───── Data
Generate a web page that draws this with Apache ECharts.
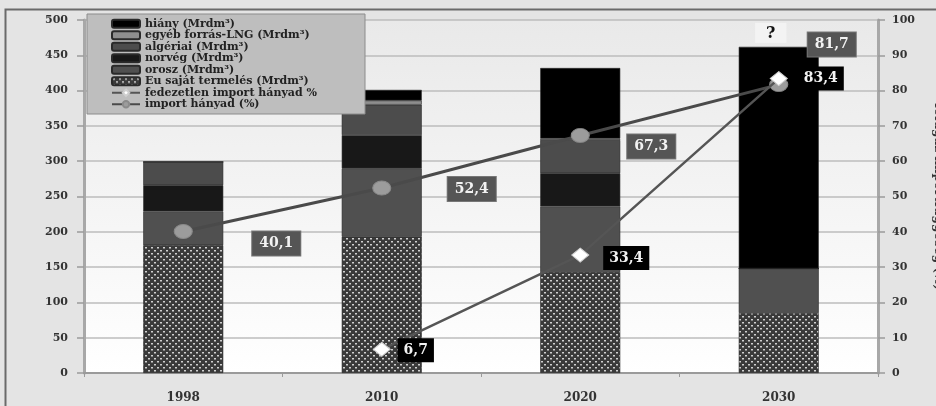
<!DOCTYPE html>
<html>
<head>
<meta charset="utf-8">
<script src="https://cdn.jsdelivr.net/npm/echarts@6/dist/echarts.min.js"></script>
<style>
  html, body { margin: 0; padding: 0; background: #e4e4e4; }
  #chart { width: 936px; height: 406px; }
</style>
</head>
<body>
<div id="chart"></div>
<script>
// Years on the category axis
const years = ['1998', '2010', '2020', '2030'];

// Gas supply by source, Mrdm³ (stacked bottom to top)
const sajatTermeles = [181, 193, 143, 85];   // Eu saját termelés
const orosz        = [48, 97, 93, 63];
const norveg       = [37, 47, 47, 0];
const algeriai     = [33, 43, 47, 0];
const egyebLNG     = [0, 6, 2, 0];
const hiany        = [0, 15, 100, 314];

// Shares, % (right axis)
const importHanyad     = [40.1, 52.4, 67.3, 81.7];
const fedezetlenImport = [null, 6.7, 33.4, 83.4];

// Tick labels
const leftTicks = { min: 0, max: 500, interval: 50 };
const rightTicks = { min: 0, max: 100, interval: 10 };

// Label offsets for the value boxes next to the line points
const importLabelOffsets = [[93, 12], [90, 1], [71, 11], [53, -40]];
const fedezetlenLabelOffsets = [null, [34, 1], [46, 3], [42, 0]];

// Dotted hatch fill used for own production
function hatchPattern() {
  const c = document.createElement('canvas');
  c.width = 6; c.height = 6;
  const g = c.getContext('2d');
  g.fillStyle = '#3a3a3a';
  g.fillRect(0, 0, 6, 6);
  g.fillStyle = '#d0d0d0';
  g.fillRect(1, 1, 2, 1.5);
  g.fillRect(4, 4, 2, 1.5);
  return c;
}

const serif = 'DejaVu Serif';
const fmt = v => String(v).replace('.', ',');

const chart = echarts.init(document.getElementById('chart'), null, { renderer: 'canvas' });

function barSeries(name, data, color, extra) {
  return Object.assign({
    name, type: 'bar', stack: 'ellatas', data,
    barWidth: 80,
    itemStyle: { color, borderColor: '#2a2a2a', borderWidth: 0.6 },
    emphasis: { disabled: true }
  }, extra || {});
}

const hianyData = hiany.map((v, i) => i === 3 ? {
  value: v,
  label: {
    show: true, position: 'top', distance: 4, offset: [-8, 0],
    formatter: '?', fontFamily: serif, fontWeight: 'bold', fontSize: 16, color: '#111',
    backgroundColor: '#f3f3f3', padding: [3, 11, 1, 11]
  }
} : v);

const option = {
  backgroundColor: '#e4e4e4',
  animation: false,
  graphic: [{
    type: 'rect', left: 3, top: 7, silent: true,
    shape: { width: 960, height: 420 },
    style: { fill: 'none', stroke: '#6a6a6a', lineWidth: 2 }
  }],
  grid: {
    left: 84, right: 58, top: 20, bottom: 33, show: true, borderWidth: 0,
    outerBoundsMode: 'none', containLabel: false,
    backgroundColor: new echarts.graphic.LinearGradient(0, 0, 0, 1, [
      { offset: 0, color: '#e9e9e9' }, { offset: 1, color: '#ffffff' }
    ])
  },
  legend: {
    orient: 'vertical', left: 87, top: 14,
    backgroundColor: '#bebebe', borderColor: '#8c8c8c', borderWidth: 1,
    padding: [4, 8, 4, 24], itemGap: 0, itemWidth: 28, itemHeight: 8,
    textStyle: { fontFamily: serif, fontWeight: 'bold', fontSize: 11, color: '#222', lineHeight: 11.5, width: 212 },
    data: ['hiány (Mrdm³)', 'egyéb forrás-LNG (Mrdm³)', 'algériai (Mrdm³)', 'norvég (Mrdm³)',
           'orosz (Mrdm³)', 'Eu saját termelés (Mrdm³)', 'fedezetlen import hányad %', 'import hányad (%)']
  },
  xAxis: {
    type: 'category', data: years,
    axisLine: { lineStyle: { color: '#9a9a9a', width: 2 } },
    axisTick: { show: true, length: 4, lineStyle: { color: '#9a9a9a' } },
    axisLabel: { margin: 19, fontFamily: serif, fontWeight: 'bold', fontSize: 12, color: '#333' }
  },
  yAxis: [{
    type: 'value', min: leftTicks.min, max: leftTicks.max, interval: leftTicks.interval,
    axisLine: { show: true, lineStyle: { color: '#a8a8a8', width: 3 } },
    axisTick: { show: true, length: 7, lineStyle: { color: '#9a9a9a', width: 1.5 } },
    axisLabel: { margin: 16, fontFamily: serif, fontWeight: 'bold', fontSize: 11, color: '#333' },
    splitLine: { lineStyle: { color: '#bdbdbd', width: 1.5 } }
  }, {
    type: 'value', min: rightTicks.min, max: rightTicks.max, interval: rightTicks.interval,
    position: 'right',
    name: 'földgáz importfüggőség (%)', nameLocation: 'middle', nameRotate: -90, nameGap: 54,
    nameTextStyle: { fontFamily: serif, fontWeight: 'bold', fontSize: 12, color: '#333' },
    axisLine: { show: true, lineStyle: { color: '#a8a8a8', width: 3 } },
    axisTick: { show: true, length: 7, lineStyle: { color: '#9a9a9a', width: 1.5 } },
    axisLabel: { margin: 14, fontFamily: serif, fontWeight: 'bold', fontSize: 11, color: '#333' },
    splitLine: { show: false }
  }],
  series: [
    barSeries('Eu saját termelés (Mrdm³)', sajatTermeles, { image: hatchPattern(), repeat: 'repeat' }),
    barSeries('orosz (Mrdm³)', orosz, '#505050'),
    barSeries('norvég (Mrdm³)', norveg, '#181818'),
    barSeries('algériai (Mrdm³)', algeriai, '#4c4c4c'),
    barSeries('egyéb forrás-LNG (Mrdm³)', egyebLNG, '#8e8e8e'),
    barSeries('hiány (Mrdm³)', hianyData, '#000000'),
    {
      name: 'import hányad (%)', type: 'line', yAxisIndex: 1, z: 5,
      data: importHanyad.map((v, i) => ({ value: v, label: { offset: importLabelOffsets[i] } })),
      lineStyle: { color: '#4a4a4a', width: 3 },
      itemStyle: { color: '#9c9c9c', borderColor: '#8a8a8a', borderWidth: 1 },
      symbol: 'circle', symbolSize: [18, 14],
      label: {
        show: true, position: 'inside', formatter: p => fmt(p.value),
        fontFamily: serif, fontWeight: 'bold', fontSize: 14, color: '#f2f2f2',
        backgroundColor: '#555555', borderColor: '#777', borderWidth: 1, padding: [6, 7, 4, 7]
      },
      emphasis: { disabled: true }
    },
    {
      name: 'fedezetlen import hányad %', type: 'line', yAxisIndex: 1, z: 6,
      data: fedezetlenImport.map((v, i) => v === null ? '-' : ({ value: v, label: { offset: fedezetlenLabelOffsets[i] } })),
      lineStyle: { color: '#555555', width: 2.5 },
      itemStyle: { color: '#ffffff', borderColor: '#cfcfcf', borderWidth: 1 },
      symbol: 'diamond', symbolSize: [17, 14],
      label: {
        show: true, position: 'inside', formatter: p => fmt(p.value),
        fontFamily: serif, fontWeight: 'bold', fontSize: 14, color: '#f2f2f2',
        backgroundColor: '#000000', padding: [6, 6, 4, 6]
      },
      emphasis: { disabled: true }
    }
  ]
};

chart.setOption(option);
</script>
</body>
</html>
──────────
#### [Exercise goal]
Quote the material word for word, dropping any images it holds.

#### [The response]
Generate a web page that draws this with Apache ECharts.
<!DOCTYPE html>
<html>
<head>
<meta charset="utf-8">
<script src="https://cdn.jsdelivr.net/npm/echarts@6/dist/echarts.min.js"></script>
<style>
  html, body { margin: 0; padding: 0; background: #e4e4e4; }
  #chart { width: 936px; height: 406px; }
</style>
</head>
<body>
<div id="chart"></div>
<script>
// Years on the category axis
const years = ['1998', '2010', '2020', '2030'];

// Gas supply by source, Mrdm³ (stacked bottom to top)
const sajatTermeles = [181, 193, 143, 85];   // Eu saját termelés
const orosz        = [48, 97, 93, 63];
const norveg       = [37, 47, 47, 0];
const algeriai     = [33, 43, 47, 0];
const egyebLNG     = [0, 6, 2, 0];
const hiany        = [0, 15, 100, 314];

// Shares, % (right axis)
const importHanyad     = [40.1, 52.4, 67.3, 81.7];
const fedezetlenImport = [null, 6.7, 33.4, 83.4];

// Tick labels
const leftTicks = { min: 0, max: 500, interval: 50 };
const rightTicks = { min: 0, max: 100, interval: 10 };

// Label offsets for the value boxes next to the line points
const importLabelOffsets = [[93, 12], [90, 1], [71, 11], [53, -40]];
const fedezetlenLabelOffsets = [null, [34, 1], [46, 3], [42, 0]];

// Dotted hatch fill used for own production
function hatchPattern() {
  const c = document.createElement('canvas');
  c.width = 6; c.height = 6;
  const g = c.getContext('2d');
  g.fillStyle = '#3a3a3a';
  g.fillRect(0, 0, 6, 6);
  g.fillStyle = '#d0d0d0';
  g.fillRect(1, 1, 2, 1.5);
  g.fillRect(4, 4, 2, 1.5);
  return c;
}

const serif = 'DejaVu Serif';
const fmt = v => String(v).replace('.', ',');

const chart = echarts.init(document.getElementById('chart'), null, { renderer: 'canvas' });

function barSeries(name, data, color, extra) {
  return Object.assign({
    name, type: 'bar', stack: 'ellatas', data,
    barWidth: 80,
    itemStyle: { color, borderColor: '#2a2a2a', borderWidth: 0.6 },
    emphasis: { disabled: true }
  }, extra || {});
}

const hianyData = hiany.map((v, i) => i === 3 ? {
  value: v,
  label: {
    show: true, position: 'top', distance: 4, offset: [-8, 0],
    formatter: '?', fontFamily: serif, fontWeight: 'bold', fontSize: 16, color: '#111',
    backgroundColor: '#f3f3f3', padding: [3, 11, 1, 11]
  }
} : v);

const option = {
  backgroundColor: '#e4e4e4',
  animation: false,
  graphic: [{
    type: 'rect', left: 3, top: 7, silent: true,
    shape: { width: 960, height: 420 },
    style: { fill: 'none', stroke: '#6a6a6a', lineWidth: 2 }
  }],
  grid: {
    left: 84, right: 58, top: 20, bottom: 33, show: true, borderWidth: 0,
    outerBoundsMode: 'none', containLabel: false,
    backgroundColor: new echarts.graphic.LinearGradient(0, 0, 0, 1, [
      { offset: 0, color: '#e9e9e9' }, { offset: 1, color: '#ffffff' }
    ])
  },
  legend: {
    orient: 'vertical', left: 87, top: 14,
    backgroundColor: '#bebebe', borderColor: '#8c8c8c', borderWidth: 1,
    padding: [4, 8, 4, 24], itemGap: 0, itemWidth: 28, itemHeight: 8,
    textStyle: { fontFamily: serif, fontWeight: 'bold', fontSize: 11, color: '#222', lineHeight: 11.5, width: 212 },
    data: ['hiány (Mrdm³)', 'egyéb forrás-LNG (Mrdm³)', 'algériai (Mrdm³)', 'norvég (Mrdm³)',
           'orosz (Mrdm³)', 'Eu saját termelés (Mrdm³)', 'fedezetlen import hányad %', 'import hányad (%)']
  },
  xAxis: {
    type: 'category', data: years,
    axisLine: { lineStyle: { color: '#9a9a9a', width: 2 } },
    axisTick: { show: true, length: 4, lineStyle: { color: '#9a9a9a' } },
    axisLabel: { margin: 19, fontFamily: serif, fontWeight: 'bold', fontSize: 12, color: '#333' }
  },
  yAxis: [{
    type: 'value', min: leftTicks.min, max: leftTicks.max, interval: leftTicks.interval,
    axisLine: { show: true, lineStyle: { color: '#a8a8a8', width: 3 } },
    axisTick: { show: true, length: 7, lineStyle: { color: '#9a9a9a', width: 1.5 } },
    axisLabel: { margin: 16, fontFamily: serif, fontWeight: 'bold', fontSize: 11, color: '#333' },
    splitLine: { lineStyle: { color: '#bdbdbd', width: 1.5 } }
  }, {
    type: 'value', min: rightTicks.min, max: rightTicks.max, interval: rightTicks.interval,
    position: 'right',
    name: 'földgáz importfüggőség (%)', nameLocation: 'middle', nameRotate: -90, nameGap: 54,
    nameTextStyle: { fontFamily: serif, fontWeight: 'bold', fontSize: 12, color: '#333' },
    axisLine: { show: true, lineStyle: { color: '#a8a8a8', width: 3 } },
    axisTick: { show: true, length: 7, lineStyle: { color: '#9a9a9a', width: 1.5 } },
    axisLabel: { margin: 14, fontFamily: serif, fontWeight: 'bold', fontSize: 11, color: '#333' },
    splitLine: { show: false }
  }],
  series: [
    barSeries('Eu saját termelés (Mrdm³)', sajatTermeles, { image: hatchPattern(), repeat: 'repeat' }),
    barSeries('orosz (Mrdm³)', orosz, '#505050'),
    barSeries('norvég (Mrdm³)', norveg, '#181818'),
    barSeries('algériai (Mrdm³)', algeriai, '#4c4c4c'),
    barSeries('egyéb forrás-LNG (Mrdm³)', egyebLNG, '#8e8e8e'),
    barSeries('hiány (Mrdm³)', hianyData, '#000000'),
    {
      name: 'import hányad (%)', type: 'line', yAxisIndex: 1, z: 5,
      data: importHanyad.map((v, i) => ({ value: v, label: { offset: importLabelOffsets[i] } })),
      lineStyle: { color: '#4a4a4a', width: 3 },
      itemStyle: { color: '#9c9c9c', borderColor: '#8a8a8a', borderWidth: 1 },
      symbol: 'circle', symbolSize: [18, 14],
      label: {
        show: true, position: 'inside', formatter: p => fmt(p.value),
        fontFamily: serif, fontWeight: 'bold', fontSize: 14, color: '#f2f2f2',
        backgroundColor: '#555555', borderColor: '#777', borderWidth: 1, padding: [6, 7, 4, 7]
      },
      emphasis: { disabled: true }
    },
    {
      name: 'fedezetlen import hányad %', type: 'line', yAxisIndex: 1, z: 6,
      data: fedezetlenImport.map((v, i) => v === null ? '-' : ({ value: v, label: { offset: fedezetlenLabelOffsets[i] } })),
      lineStyle: { color: '#555555', width: 2.5 },
      itemStyle: { color: '#ffffff', borderColor: '#cfcfcf', borderWidth: 1 },
      symbol: 'diamond', symbolSize: [17, 14],
      label: {
        show: true, position: 'inside', formatter: p => fmt(p.value),
        fontFamily: serif, fontWeight: 'bold', fontSize: 14, color: '#f2f2f2',
        backgroundColor: '#000000', padding: [6, 6, 4, 6]
      },
      emphasis: { disabled: true }
    }
  ]
};

chart.setOption(option);
</script>
</body>
</html>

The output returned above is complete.